• Given problem
Your task is to quote the material that follows, in full and exactly.

───── Source data

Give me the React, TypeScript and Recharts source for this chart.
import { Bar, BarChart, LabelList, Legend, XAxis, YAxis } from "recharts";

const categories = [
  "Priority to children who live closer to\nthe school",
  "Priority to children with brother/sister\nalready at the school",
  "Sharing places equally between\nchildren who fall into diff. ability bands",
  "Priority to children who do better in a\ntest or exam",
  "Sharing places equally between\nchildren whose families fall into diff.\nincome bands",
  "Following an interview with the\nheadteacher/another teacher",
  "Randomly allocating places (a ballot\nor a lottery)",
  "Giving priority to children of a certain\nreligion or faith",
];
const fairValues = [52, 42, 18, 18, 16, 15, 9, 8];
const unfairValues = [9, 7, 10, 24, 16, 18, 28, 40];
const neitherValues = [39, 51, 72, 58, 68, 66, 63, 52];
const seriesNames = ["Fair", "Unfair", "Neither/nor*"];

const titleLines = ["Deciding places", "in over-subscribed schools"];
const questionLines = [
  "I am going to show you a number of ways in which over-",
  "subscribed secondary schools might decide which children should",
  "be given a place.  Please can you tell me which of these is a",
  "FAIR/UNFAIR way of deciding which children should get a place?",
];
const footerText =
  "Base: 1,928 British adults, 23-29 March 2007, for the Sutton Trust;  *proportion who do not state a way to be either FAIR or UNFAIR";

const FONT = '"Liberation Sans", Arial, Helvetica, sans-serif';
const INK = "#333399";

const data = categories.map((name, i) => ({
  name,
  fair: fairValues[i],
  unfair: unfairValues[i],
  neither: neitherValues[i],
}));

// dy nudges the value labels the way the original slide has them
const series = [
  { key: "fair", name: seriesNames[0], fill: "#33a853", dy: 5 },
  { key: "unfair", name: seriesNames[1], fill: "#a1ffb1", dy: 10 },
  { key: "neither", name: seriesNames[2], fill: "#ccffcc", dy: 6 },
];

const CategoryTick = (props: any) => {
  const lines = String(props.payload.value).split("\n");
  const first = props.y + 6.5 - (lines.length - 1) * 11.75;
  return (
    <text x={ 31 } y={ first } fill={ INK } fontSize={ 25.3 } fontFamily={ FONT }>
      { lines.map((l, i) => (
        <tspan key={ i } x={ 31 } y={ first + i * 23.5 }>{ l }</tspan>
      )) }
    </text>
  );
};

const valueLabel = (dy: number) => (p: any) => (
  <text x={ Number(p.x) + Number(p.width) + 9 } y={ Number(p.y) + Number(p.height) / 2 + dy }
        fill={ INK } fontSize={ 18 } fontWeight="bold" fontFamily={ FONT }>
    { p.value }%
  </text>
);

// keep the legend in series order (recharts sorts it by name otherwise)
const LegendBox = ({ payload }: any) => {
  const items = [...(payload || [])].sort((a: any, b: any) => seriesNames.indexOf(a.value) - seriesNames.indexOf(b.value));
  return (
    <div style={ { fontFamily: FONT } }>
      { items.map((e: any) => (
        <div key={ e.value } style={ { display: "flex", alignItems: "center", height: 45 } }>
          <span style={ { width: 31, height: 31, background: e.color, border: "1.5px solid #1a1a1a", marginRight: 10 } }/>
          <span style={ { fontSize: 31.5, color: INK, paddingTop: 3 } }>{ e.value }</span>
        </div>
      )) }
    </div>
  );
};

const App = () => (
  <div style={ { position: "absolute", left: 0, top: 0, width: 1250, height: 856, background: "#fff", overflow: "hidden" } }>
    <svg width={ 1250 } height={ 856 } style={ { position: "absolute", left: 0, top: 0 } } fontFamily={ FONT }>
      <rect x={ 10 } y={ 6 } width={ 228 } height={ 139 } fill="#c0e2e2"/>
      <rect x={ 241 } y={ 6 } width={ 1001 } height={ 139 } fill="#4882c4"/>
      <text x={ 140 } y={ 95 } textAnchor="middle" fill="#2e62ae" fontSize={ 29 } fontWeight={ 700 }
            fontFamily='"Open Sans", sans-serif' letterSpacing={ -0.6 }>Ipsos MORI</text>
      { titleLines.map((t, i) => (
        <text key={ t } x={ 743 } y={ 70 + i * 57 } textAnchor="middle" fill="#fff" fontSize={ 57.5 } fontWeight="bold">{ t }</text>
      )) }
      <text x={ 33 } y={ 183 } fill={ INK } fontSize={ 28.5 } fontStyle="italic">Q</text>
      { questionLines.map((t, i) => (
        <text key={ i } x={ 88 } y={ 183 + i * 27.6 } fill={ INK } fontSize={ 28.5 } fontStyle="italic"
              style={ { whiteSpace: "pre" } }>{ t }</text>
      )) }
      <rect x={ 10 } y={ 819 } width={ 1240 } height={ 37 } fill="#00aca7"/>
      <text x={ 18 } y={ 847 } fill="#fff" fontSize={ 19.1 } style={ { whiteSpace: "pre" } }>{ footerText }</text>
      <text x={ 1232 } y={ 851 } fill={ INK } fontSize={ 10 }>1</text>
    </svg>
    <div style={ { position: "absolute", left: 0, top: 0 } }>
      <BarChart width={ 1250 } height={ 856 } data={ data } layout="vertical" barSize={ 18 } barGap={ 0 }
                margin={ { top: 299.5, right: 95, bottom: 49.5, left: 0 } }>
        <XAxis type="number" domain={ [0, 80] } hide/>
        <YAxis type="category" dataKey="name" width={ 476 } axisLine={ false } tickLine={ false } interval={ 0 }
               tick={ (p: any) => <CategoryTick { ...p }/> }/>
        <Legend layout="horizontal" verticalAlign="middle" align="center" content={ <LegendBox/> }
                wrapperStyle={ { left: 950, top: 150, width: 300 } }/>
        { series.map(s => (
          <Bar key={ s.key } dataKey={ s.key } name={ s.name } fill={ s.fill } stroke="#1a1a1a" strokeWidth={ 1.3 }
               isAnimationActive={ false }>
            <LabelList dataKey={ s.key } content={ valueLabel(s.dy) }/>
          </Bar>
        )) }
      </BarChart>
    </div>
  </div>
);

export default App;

──────────

• Result for this task
Give me the React, TypeScript and Recharts source for this chart.
import { Bar, BarChart, LabelList, Legend, XAxis, YAxis } from "recharts";

const categories = [
  "Priority to children who live closer to\nthe school",
  "Priority to children with brother/sister\nalready at the school",
  "Sharing places equally between\nchildren who fall into diff. ability bands",
  "Priority to children who do better in a\ntest or exam",
  "Sharing places equally between\nchildren whose families fall into diff.\nincome bands",
  "Following an interview with the\nheadteacher/another teacher",
  "Randomly allocating places (a ballot\nor a lottery)",
  "Giving priority to children of a certain\nreligion or faith",
];
const fairValues = [52, 42, 18, 18, 16, 15, 9, 8];
const unfairValues = [9, 7, 10, 24, 16, 18, 28, 40];
const neitherValues = [39, 51, 72, 58, 68, 66, 63, 52];
const seriesNames = ["Fair", "Unfair", "Neither/nor*"];

const titleLines = ["Deciding places", "in over-subscribed schools"];
const questionLines = [
  "I am going to show you a number of ways in which over-",
  "subscribed secondary schools might decide which children should",
  "be given a place.  Please can you tell me which of these is a",
  "FAIR/UNFAIR way of deciding which children should get a place?",
];
const footerText =
  "Base: 1,928 British adults, 23-29 March 2007, for the Sutton Trust;  *proportion who do not state a way to be either FAIR or UNFAIR";

const FONT = '"Liberation Sans", Arial, Helvetica, sans-serif';
const INK = "#333399";

const data = categories.map((name, i) => ({
  name,
  fair: fairValues[i],
  unfair: unfairValues[i],
  neither: neitherValues[i],
}));

// dy nudges the value labels the way the original slide has them
const series = [
  { key: "fair", name: seriesNames[0], fill: "#33a853", dy: 5 },
  { key: "unfair", name: seriesNames[1], fill: "#a1ffb1", dy: 10 },
  { key: "neither", name: seriesNames[2], fill: "#ccffcc", dy: 6 },
];

const CategoryTick = (props: any) => {
  const lines = String(props.payload.value).split("\n");
  const first = props.y + 6.5 - (lines.length - 1) * 11.75;
  return (
    <text x={ 31 } y={ first } fill={ INK } fontSize={ 25.3 } fontFamily={ FONT }>
      { lines.map((l, i) => (
        <tspan key={ i } x={ 31 } y={ first + i * 23.5 }>{ l }</tspan>
      )) }
    </text>
  );
};

const valueLabel = (dy: number) => (p: any) => (
  <text x={ Number(p.x) + Number(p.width) + 9 } y={ Number(p.y) + Number(p.height) / 2 + dy }
        fill={ INK } fontSize={ 18 } fontWeight="bold" fontFamily={ FONT }>
    { p.value }%
  </text>
);

// keep the legend in series order (recharts sorts it by name otherwise)
const LegendBox = ({ payload }: any) => {
  const items = [...(payload || [])].sort((a: any, b: any) => seriesNames.indexOf(a.value) - seriesNames.indexOf(b.value));
  return (
    <div style={ { fontFamily: FONT } }>
      { items.map((e: any) => (
        <div key={ e.value } style={ { display: "flex", alignItems: "center", height: 45 } }>
          <span style={ { width: 31, height: 31, background: e.color, border: "1.5px solid #1a1a1a", marginRight: 10 } }/>
          <span style={ { fontSize: 31.5, color: INK, paddingTop: 3 } }>{ e.value }</span>
        </div>
      )) }
    </div>
  );
};

const App = () => (
  <div style={ { position: "absolute", left: 0, top: 0, width: 1250, height: 856, background: "#fff", overflow: "hidden" } }>
    <svg width={ 1250 } height={ 856 } style={ { position: "absolute", left: 0, top: 0 } } fontFamily={ FONT }>
      <rect x={ 10 } y={ 6 } width={ 228 } height={ 139 } fill="#c0e2e2"/>
      <rect x={ 241 } y={ 6 } width={ 1001 } height={ 139 } fill="#4882c4"/>
      <text x={ 140 } y={ 95 } textAnchor="middle" fill="#2e62ae" fontSize={ 29 } fontWeight={ 700 }
            fontFamily='"Open Sans", sans-serif' letterSpacing={ -0.6 }>Ipsos MORI</text>
      { titleLines.map((t, i) => (
        <text key={ t } x={ 743 } y={ 70 + i * 57 } textAnchor="middle" fill="#fff" fontSize={ 57.5 } fontWeight="bold">{ t }</text>
      )) }
      <text x={ 33 } y={ 183 } fill={ INK } fontSize={ 28.5 } fontStyle="italic">Q</text>
      { questionLines.map((t, i) => (
        <text key={ i } x={ 88 } y={ 183 + i * 27.6 } fill={ INK } fontSize={ 28.5 } fontStyle="italic"
              style={ { whiteSpace: "pre" } }>{ t }</text>
      )) }
      <rect x={ 10 } y={ 819 } width={ 1240 } height={ 37 } fill="#00aca7"/>
      <text x={ 18 } y={ 847 } fill="#fff" fontSize={ 19.1 } style={ { whiteSpace: "pre" } }>{ footerText }</text>
      <text x={ 1232 } y={ 851 } fill={ INK } fontSize={ 10 }>1</text>
    </svg>
    <div style={ { position: "absolute", left: 0, top: 0 } }>
      <BarChart width={ 1250 } height={ 856 } data={ data } layout="vertical" barSize={ 18 } barGap={ 0 }
                margin={ { top: 299.5, right: 95, bottom: 49.5, left: 0 } }>
        <XAxis type="number" domain={ [0, 80] } hide/>
        <YAxis type="category" dataKey="name" width={ 476 } axisLine={ false } tickLine={ false } interval={ 0 }
               tick={ (p: any) => <CategoryTick { ...p }/> }/>
        <Legend layout="horizontal" verticalAlign="middle" align="center" content={ <LegendBox/> }
                wrapperStyle={ { left: 950, top: 150, width: 300 } }/>
        { series.map(s => (
          <Bar key={ s.key } dataKey={ s.key } name={ s.name } fill={ s.fill } stroke="#1a1a1a" strokeWidth={ 1.3 }
               isAnimationActive={ false }>
            <LabelList dataKey={ s.key } content={ valueLabel(s.dy) }/>
          </Bar>
        )) }
      </BarChart>
    </div>
  </div>
);

export default App;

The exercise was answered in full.